• What you will do: Give all the lines below again, exactly, with no pictures.

• Available data:

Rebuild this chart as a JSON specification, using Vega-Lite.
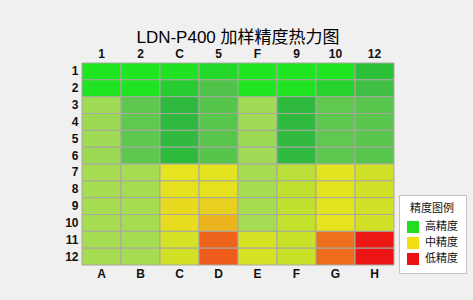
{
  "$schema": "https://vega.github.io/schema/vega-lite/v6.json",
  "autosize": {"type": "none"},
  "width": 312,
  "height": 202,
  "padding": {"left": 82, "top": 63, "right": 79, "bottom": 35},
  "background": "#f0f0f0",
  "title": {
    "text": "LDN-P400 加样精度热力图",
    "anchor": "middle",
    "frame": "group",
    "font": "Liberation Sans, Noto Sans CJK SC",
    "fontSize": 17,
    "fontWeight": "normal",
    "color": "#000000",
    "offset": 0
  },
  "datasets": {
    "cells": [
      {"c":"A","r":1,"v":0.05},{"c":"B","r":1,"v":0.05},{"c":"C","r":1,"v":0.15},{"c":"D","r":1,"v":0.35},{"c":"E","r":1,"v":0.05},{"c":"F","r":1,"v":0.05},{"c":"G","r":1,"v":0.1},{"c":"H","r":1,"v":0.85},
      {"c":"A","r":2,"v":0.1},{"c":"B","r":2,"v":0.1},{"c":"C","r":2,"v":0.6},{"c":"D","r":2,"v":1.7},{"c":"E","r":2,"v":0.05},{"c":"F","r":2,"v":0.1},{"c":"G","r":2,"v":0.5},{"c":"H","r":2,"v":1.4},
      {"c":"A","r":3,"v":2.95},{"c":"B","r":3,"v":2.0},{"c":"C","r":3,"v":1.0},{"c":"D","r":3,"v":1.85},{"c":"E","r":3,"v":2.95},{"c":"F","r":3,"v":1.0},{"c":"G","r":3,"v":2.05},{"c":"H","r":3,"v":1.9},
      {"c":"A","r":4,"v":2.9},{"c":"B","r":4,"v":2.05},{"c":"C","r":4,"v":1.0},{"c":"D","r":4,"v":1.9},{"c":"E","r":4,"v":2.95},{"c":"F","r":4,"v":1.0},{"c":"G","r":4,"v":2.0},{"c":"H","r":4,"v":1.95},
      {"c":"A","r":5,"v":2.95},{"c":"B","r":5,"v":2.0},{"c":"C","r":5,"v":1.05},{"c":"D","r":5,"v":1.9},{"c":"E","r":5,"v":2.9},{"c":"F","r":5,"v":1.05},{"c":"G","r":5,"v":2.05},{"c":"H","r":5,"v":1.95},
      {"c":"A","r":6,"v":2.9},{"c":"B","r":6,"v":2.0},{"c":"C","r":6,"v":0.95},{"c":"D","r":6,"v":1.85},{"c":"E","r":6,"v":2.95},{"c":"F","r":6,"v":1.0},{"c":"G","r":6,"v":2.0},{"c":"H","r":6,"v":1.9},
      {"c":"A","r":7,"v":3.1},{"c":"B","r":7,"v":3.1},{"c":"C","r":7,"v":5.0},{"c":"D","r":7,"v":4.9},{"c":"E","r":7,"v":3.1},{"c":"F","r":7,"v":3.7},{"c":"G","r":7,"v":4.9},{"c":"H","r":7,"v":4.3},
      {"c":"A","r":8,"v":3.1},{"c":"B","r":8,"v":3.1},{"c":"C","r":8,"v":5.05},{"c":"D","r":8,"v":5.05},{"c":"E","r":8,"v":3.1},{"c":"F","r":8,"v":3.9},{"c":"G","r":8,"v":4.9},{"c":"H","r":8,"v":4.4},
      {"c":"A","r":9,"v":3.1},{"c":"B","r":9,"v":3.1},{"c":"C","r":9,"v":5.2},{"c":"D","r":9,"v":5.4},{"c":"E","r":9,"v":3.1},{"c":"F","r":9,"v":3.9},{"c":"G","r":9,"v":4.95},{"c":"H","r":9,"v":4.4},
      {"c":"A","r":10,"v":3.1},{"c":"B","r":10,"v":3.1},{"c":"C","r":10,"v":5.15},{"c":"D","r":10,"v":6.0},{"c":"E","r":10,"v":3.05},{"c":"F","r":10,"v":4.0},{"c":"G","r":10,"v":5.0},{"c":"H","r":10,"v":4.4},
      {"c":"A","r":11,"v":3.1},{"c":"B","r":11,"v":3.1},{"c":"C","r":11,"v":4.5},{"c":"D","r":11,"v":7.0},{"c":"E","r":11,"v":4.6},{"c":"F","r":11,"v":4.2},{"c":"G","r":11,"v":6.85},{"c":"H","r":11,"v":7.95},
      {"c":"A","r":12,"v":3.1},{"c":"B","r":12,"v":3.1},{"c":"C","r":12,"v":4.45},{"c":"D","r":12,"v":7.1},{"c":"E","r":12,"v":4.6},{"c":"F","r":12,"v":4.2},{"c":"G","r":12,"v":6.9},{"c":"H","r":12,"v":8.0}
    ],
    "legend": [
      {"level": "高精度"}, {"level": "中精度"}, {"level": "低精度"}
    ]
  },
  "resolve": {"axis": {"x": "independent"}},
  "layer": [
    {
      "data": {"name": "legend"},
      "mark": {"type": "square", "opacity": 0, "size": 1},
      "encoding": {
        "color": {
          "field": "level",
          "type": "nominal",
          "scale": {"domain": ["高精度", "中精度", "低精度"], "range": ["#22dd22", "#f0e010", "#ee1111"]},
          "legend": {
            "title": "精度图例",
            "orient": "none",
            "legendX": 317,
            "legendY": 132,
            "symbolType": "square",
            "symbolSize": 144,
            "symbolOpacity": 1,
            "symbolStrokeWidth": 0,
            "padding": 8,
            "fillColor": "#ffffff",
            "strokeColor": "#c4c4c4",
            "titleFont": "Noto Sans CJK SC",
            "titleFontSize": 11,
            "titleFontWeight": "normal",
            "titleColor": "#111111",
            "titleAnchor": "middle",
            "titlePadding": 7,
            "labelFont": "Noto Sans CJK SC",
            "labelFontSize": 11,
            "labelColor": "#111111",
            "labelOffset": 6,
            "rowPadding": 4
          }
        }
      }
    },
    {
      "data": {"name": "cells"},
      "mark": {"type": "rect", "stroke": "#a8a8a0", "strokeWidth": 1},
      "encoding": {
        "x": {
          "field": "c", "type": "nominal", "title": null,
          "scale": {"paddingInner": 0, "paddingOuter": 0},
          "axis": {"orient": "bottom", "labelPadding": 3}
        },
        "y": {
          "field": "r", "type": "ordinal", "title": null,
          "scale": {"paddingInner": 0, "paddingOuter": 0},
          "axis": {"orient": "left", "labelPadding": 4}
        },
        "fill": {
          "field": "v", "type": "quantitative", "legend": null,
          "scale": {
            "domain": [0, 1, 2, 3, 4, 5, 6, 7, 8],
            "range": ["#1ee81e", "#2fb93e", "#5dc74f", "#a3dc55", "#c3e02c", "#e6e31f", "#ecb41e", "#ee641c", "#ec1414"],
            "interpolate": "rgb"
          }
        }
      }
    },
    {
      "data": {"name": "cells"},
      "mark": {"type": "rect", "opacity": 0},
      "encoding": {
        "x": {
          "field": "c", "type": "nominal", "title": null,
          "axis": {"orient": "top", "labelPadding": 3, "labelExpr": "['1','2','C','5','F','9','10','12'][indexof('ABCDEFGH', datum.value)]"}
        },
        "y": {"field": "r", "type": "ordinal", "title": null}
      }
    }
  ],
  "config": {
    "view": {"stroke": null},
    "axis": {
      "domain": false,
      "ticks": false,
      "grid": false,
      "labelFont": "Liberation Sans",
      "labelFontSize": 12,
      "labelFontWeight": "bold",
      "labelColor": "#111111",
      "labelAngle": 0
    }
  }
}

• Output:
Rebuild this chart as a JSON specification, using Vega-Lite.
{
  "$schema": "https://vega.github.io/schema/vega-lite/v6.json",
  "autosize": {"type": "none"},
  "width": 312,
  "height": 202,
  "padding": {"left": 82, "top": 63, "right": 79, "bottom": 35},
  "background": "#f0f0f0",
  "title": {
    "text": "LDN-P400 加样精度热力图",
    "anchor": "middle",
    "frame": "group",
    "font": "Liberation Sans, Noto Sans CJK SC",
    "fontSize": 17,
    "fontWeight": "normal",
    "color": "#000000",
    "offset": 0
  },
  "datasets": {
    "cells": [
      {"c":"A","r":1,"v":0.05},{"c":"B","r":1,"v":0.05},{"c":"C","r":1,"v":0.15},{"c":"D","r":1,"v":0.35},{"c":"E","r":1,"v":0.05},{"c":"F","r":1,"v":0.05},{"c":"G","r":1,"v":0.1},{"c":"H","r":1,"v":0.85},
      {"c":"A","r":2,"v":0.1},{"c":"B","r":2,"v":0.1},{"c":"C","r":2,"v":0.6},{"c":"D","r":2,"v":1.7},{"c":"E","r":2,"v":0.05},{"c":"F","r":2,"v":0.1},{"c":"G","r":2,"v":0.5},{"c":"H","r":2,"v":1.4},
      {"c":"A","r":3,"v":2.95},{"c":"B","r":3,"v":2.0},{"c":"C","r":3,"v":1.0},{"c":"D","r":3,"v":1.85},{"c":"E","r":3,"v":2.95},{"c":"F","r":3,"v":1.0},{"c":"G","r":3,"v":2.05},{"c":"H","r":3,"v":1.9},
      {"c":"A","r":4,"v":2.9},{"c":"B","r":4,"v":2.05},{"c":"C","r":4,"v":1.0},{"c":"D","r":4,"v":1.9},{"c":"E","r":4,"v":2.95},{"c":"F","r":4,"v":1.0},{"c":"G","r":4,"v":2.0},{"c":"H","r":4,"v":1.95},
      {"c":"A","r":5,"v":2.95},{"c":"B","r":5,"v":2.0},{"c":"C","r":5,"v":1.05},{"c":"D","r":5,"v":1.9},{"c":"E","r":5,"v":2.9},{"c":"F","r":5,"v":1.05},{"c":"G","r":5,"v":2.05},{"c":"H","r":5,"v":1.95},
      {"c":"A","r":6,"v":2.9},{"c":"B","r":6,"v":2.0},{"c":"C","r":6,"v":0.95},{"c":"D","r":6,"v":1.85},{"c":"E","r":6,"v":2.95},{"c":"F","r":6,"v":1.0},{"c":"G","r":6,"v":2.0},{"c":"H","r":6,"v":1.9},
      {"c":"A","r":7,"v":3.1},{"c":"B","r":7,"v":3.1},{"c":"C","r":7,"v":5.0},{"c":"D","r":7,"v":4.9},{"c":"E","r":7,"v":3.1},{"c":"F","r":7,"v":3.7},{"c":"G","r":7,"v":4.9},{"c":"H","r":7,"v":4.3},
      {"c":"A","r":8,"v":3.1},{"c":"B","r":8,"v":3.1},{"c":"C","r":8,"v":5.05},{"c":"D","r":8,"v":5.05},{"c":"E","r":8,"v":3.1},{"c":"F","r":8,"v":3.9},{"c":"G","r":8,"v":4.9},{"c":"H","r":8,"v":4.4},
      {"c":"A","r":9,"v":3.1},{"c":"B","r":9,"v":3.1},{"c":"C","r":9,"v":5.2},{"c":"D","r":9,"v":5.4},{"c":"E","r":9,"v":3.1},{"c":"F","r":9,"v":3.9},{"c":"G","r":9,"v":4.95},{"c":"H","r":9,"v":4.4},
      {"c":"A","r":10,"v":3.1},{"c":"B","r":10,"v":3.1},{"c":"C","r":10,"v":5.15},{"c":"D","r":10,"v":6.0},{"c":"E","r":10,"v":3.05},{"c":"F","r":10,"v":4.0},{"c":"G","r":10,"v":5.0},{"c":"H","r":10,"v":4.4},
      {"c":"A","r":11,"v":3.1},{"c":"B","r":11,"v":3.1},{"c":"C","r":11,"v":4.5},{"c":"D","r":11,"v":7.0},{"c":"E","r":11,"v":4.6},{"c":"F","r":11,"v":4.2},{"c":"G","r":11,"v":6.85},{"c":"H","r":11,"v":7.95},
      {"c":"A","r":12,"v":3.1},{"c":"B","r":12,"v":3.1},{"c":"C","r":12,"v":4.45},{"c":"D","r":12,"v":7.1},{"c":"E","r":12,"v":4.6},{"c":"F","r":12,"v":4.2},{"c":"G","r":12,"v":6.9},{"c":"H","r":12,"v":8.0}
    ],
    "legend": [
      {"level": "高精度"}, {"level": "中精度"}, {"level": "低精度"}
    ]
  },
  "resolve": {"axis": {"x": "independent"}},
  "layer": [
    {
      "data": {"name": "legend"},
      "mark": {"type": "square", "opacity": 0, "size": 1},
      "encoding": {
        "color": {
          "field": "level",
          "type": "nominal",
          "scale": {"domain": ["高精度", "中精度", "低精度"], "range": ["#22dd22", "#f0e010", "#ee1111"]},
          "legend": {
            "title": "精度图例",
            "orient": "none",
            "legendX": 317,
            "legendY": 132,
            "symbolType": "square",
            "symbolSize": 144,
            "symbolOpacity": 1,
            "symbolStrokeWidth": 0,
            "padding": 8,
            "fillColor": "#ffffff",
            "strokeColor": "#c4c4c4",
            "titleFont": "Noto Sans CJK SC",
            "titleFontSize": 11,
            "titleFontWeight": "normal",
            "titleColor": "#111111",
            "titleAnchor": "middle",
            "titlePadding": 7,
            "labelFont": "Noto Sans CJK SC",
            "labelFontSize": 11,
            "labelColor": "#111111",
            "labelOffset": 6,
            "rowPadding": 4
          }
        }
      }
    },
    {
      "data": {"name": "cells"},
      "mark": {"type": "rect", "stroke": "#a8a8a0", "strokeWidth": 1},
      "encoding": {
        "x": {
          "field": "c", "type": "nominal", "title": null,
          "scale": {"paddingInner": 0, "paddingOuter": 0},
          "axis": {"orient": "bottom", "labelPadding": 3}
        },
        "y": {
          "field": "r", "type": "ordinal", "title": null,
          "scale": {"paddingInner": 0, "paddingOuter": 0},
          "axis": {"orient": "left", "labelPadding": 4}
        },
        "fill": {
          "field": "v", "type": "quantitative", "legend": null,
          "scale": {
            "domain": [0, 1, 2, 3, 4, 5, 6, 7, 8],
            "range": ["#1ee81e", "#2fb93e", "#5dc74f", "#a3dc55", "#c3e02c", "#e6e31f", "#ecb41e", "#ee641c", "#ec1414"],
            "interpolate": "rgb"
          }
        }
      }
    },
    {
      "data": {"name": "cells"},
      "mark": {"type": "rect", "opacity": 0},
      "encoding": {
        "x": {
          "field": "c", "type": "nominal", "title": null,
          "axis": {"orient": "top", "labelPadding": 3, "labelExpr": "['1','2','C','5','F','9','10','12'][indexof('ABCDEFGH', datum.value)]"}
        },
        "y": {"field": "r", "type": "ordinal", "title": null}
      }
    }
  ],
  "config": {
    "view": {"stroke": null},
    "axis": {
      "domain": false,
      "ticks": false,
      "grid": false,
      "labelFont": "Liberation Sans",
      "labelFontSize": 12,
      "labelFontWeight": "bold",
      "labelColor": "#111111",
      "labelAngle": 0
    }
  }
}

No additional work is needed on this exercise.